> _AIM_
All of the material below is to be restated word for word, apart from the pictures.

> _DATA SUPPLIED_
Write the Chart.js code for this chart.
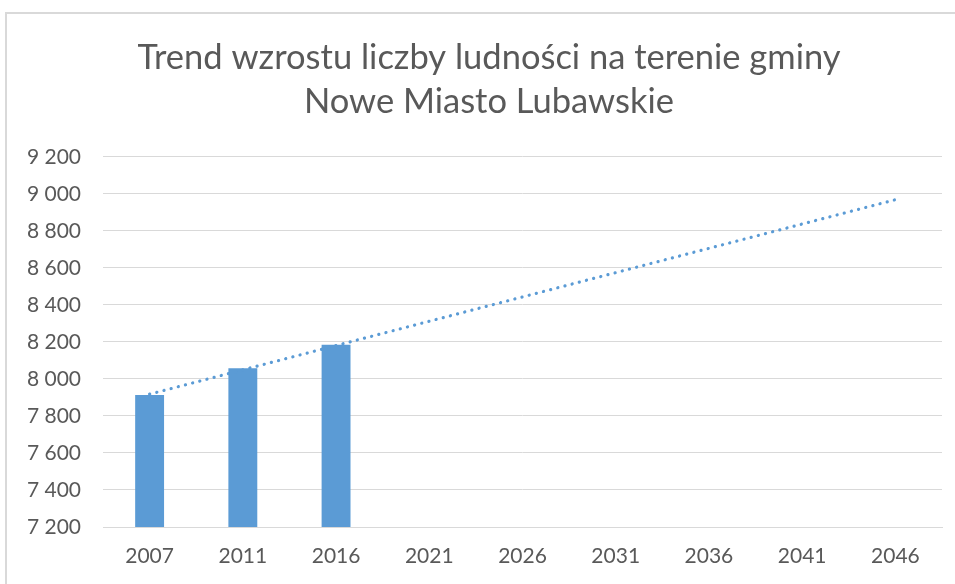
<!DOCTYPE html>
<html><head><meta charset="utf-8">
<script src="https://cdn.jsdelivr.net/npm/chart.js@4/dist/chart.umd.min.js"></script>
<style>
html,body{margin:0;padding:0;background:#fff;overflow:hidden}
#wrap{position:absolute;left:0;top:0;width:955px;height:584px}
#frame{position:absolute;left:5px;top:12px;width:1000px;height:700px;border:2px solid #d9d9d9;box-sizing:border-box}
canvas{position:absolute;left:0;top:0}
</style></head>
<body><div id="wrap"><div id="frame"></div><canvas id="c" width="955" height="584"></canvas></div>
<script>
const categories = ['2007','2011','2016','2021','2026','2031','2036','2041','2046'];
const population = [7913, 8058, 8185, null, null, null, null, null, null];
const trendValues = [7918, null, null, null, null, null, null, null, 8969];
const titleLines = ['Trend wzrostu liczby ludności na terenie gminy', 'Nowe Miasto Lubawskie'];
const yMin = 7200, yMax = 9200, yStep = 200;

const fmt = v => String(v).replace(/\B(?=(\d{3})+(?!\d))/g, ' ');
const FONT = 'Lato, "Open Sans", sans-serif';

new Chart(document.getElementById('c'), {
  data: {
    labels: categories,
    datasets: [
      {type:'line', data: trendValues, borderColor:'#5b9bd5', borderWidth:3.2, borderDash:[0.1,7.3],
       borderCapStyle:'round', pointRadius:0, spanGaps:true, fill:false, order:0},
      {type:'bar', data: population, backgroundColor:'#5b9bd5', barPercentage:0.31, categoryPercentage:1, order:1}
    ]
  },
  options: {
    responsive:false, animation:false,
    layout:{padding:{left:23,right:0,top:0,bottom:0}},
    plugins:{
      legend:{display:false}, tooltip:{enabled:false},
      title:{display:true, text:titleLines, color:'#595959',
        font:{family:FONT, size:34.5, weight:'normal', lineHeight:1.275},
        padding:{top:36,bottom:33}}
    },
    scales:{
      x:{offset:true,
        grid:{display:false, drawTicks:false},
        border:{display:true, color:'#d9d9d9', width:1},
        ticks:{color:'#595959', font:{family:FONT, size:21}, padding:17, maxRotation:0},
        afterFit(s){ s.height = 57; }
      },
      y:{min:yMin, max:yMax,
        grid:{color:'#d9d9d9', drawTicks:false, lineWidth:1},
        border:{display:false},
        ticks:{stepSize:yStep, color:'#595959', font:{family:FONT, size:21}, padding:22,
          callback:v=>fmt(v)},
        afterFit(s){ s.width = 80; }
      },
      pad:{position:'right', display:true,
        grid:{display:false, drawTicks:false}, border:{display:false},
        ticks:{display:false},
        afterFit(s){ s.width = 13; }
      }
    }
  }
});
</script></body></html>
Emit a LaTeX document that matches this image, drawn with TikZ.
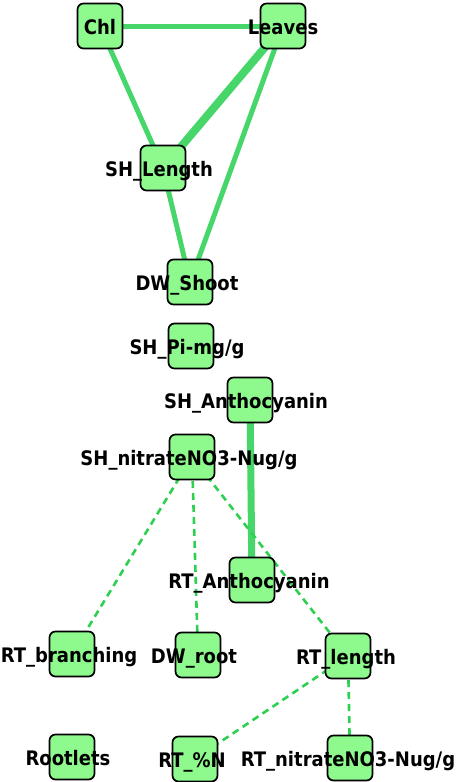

> _ANSWER TO THIS EXERCISE_
Write the Chart.js code for this chart.
<!DOCTYPE html>
<html><head><meta charset="utf-8">
<script src="https://cdn.jsdelivr.net/npm/chart.js@4/dist/chart.umd.min.js"></script>
<style>
html,body{margin:0;padding:0;background:#fff;overflow:hidden}
#wrap{position:absolute;left:0;top:0;width:955px;height:584px}
#frame{position:absolute;left:5px;top:12px;width:1000px;height:700px;border:2px solid #d9d9d9;box-sizing:border-box}
canvas{position:absolute;left:0;top:0}
</style></head>
<body><div id="wrap"><div id="frame"></div><canvas id="c" width="955" height="584"></canvas></div>
<script>
const categories = ['2007','2011','2016','2021','2026','2031','2036','2041','2046'];
const population = [7913, 8058, 8185, null, null, null, null, null, null];
const trendValues = [7918, null, null, null, null, null, null, null, 8969];
const titleLines = ['Trend wzrostu liczby ludności na terenie gminy', 'Nowe Miasto Lubawskie'];
const yMin = 7200, yMax = 9200, yStep = 200;

const fmt = v => String(v).replace(/\B(?=(\d{3})+(?!\d))/g, ' ');
const FONT = 'Lato, "Open Sans", sans-serif';

new Chart(document.getElementById('c'), {
  data: {
    labels: categories,
    datasets: [
      {type:'line', data: trendValues, borderColor:'#5b9bd5', borderWidth:3.2, borderDash:[0.1,7.3],
       borderCapStyle:'round', pointRadius:0, spanGaps:true, fill:false, order:0},
      {type:'bar', data: population, backgroundColor:'#5b9bd5', barPercentage:0.31, categoryPercentage:1, order:1}
    ]
  },
  options: {
    responsive:false, animation:false,
    layout:{padding:{left:23,right:0,top:0,bottom:0}},
    plugins:{
      legend:{display:false}, tooltip:{enabled:false},
      title:{display:true, text:titleLines, color:'#595959',
        font:{family:FONT, size:34.5, weight:'normal', lineHeight:1.275},
        padding:{top:36,bottom:33}}
    },
    scales:{
      x:{offset:true,
        grid:{display:false, drawTicks:false},
        border:{display:true, color:'#d9d9d9', width:1},
        ticks:{color:'#595959', font:{family:FONT, size:21}, padding:17, maxRotation:0},
        afterFit(s){ s.height = 57; }
      },
      y:{min:yMin, max:yMax,
        grid:{color:'#d9d9d9', drawTicks:false, lineWidth:1},
        border:{display:false},
        ticks:{stepSize:yStep, color:'#595959', font:{family:FONT, size:21}, padding:22,
          callback:v=>fmt(v)},
        afterFit(s){ s.width = 80; }
      },
      pad:{position:'right', display:true,
        grid:{display:false, drawTicks:false}, border:{display:false},
        ticks:{display:false},
        afterFit(s){ s.width = 13; }
      }
    }
  }
});
</script></body></html>
Emit a LaTeX document that matches this image, drawn with TikZ.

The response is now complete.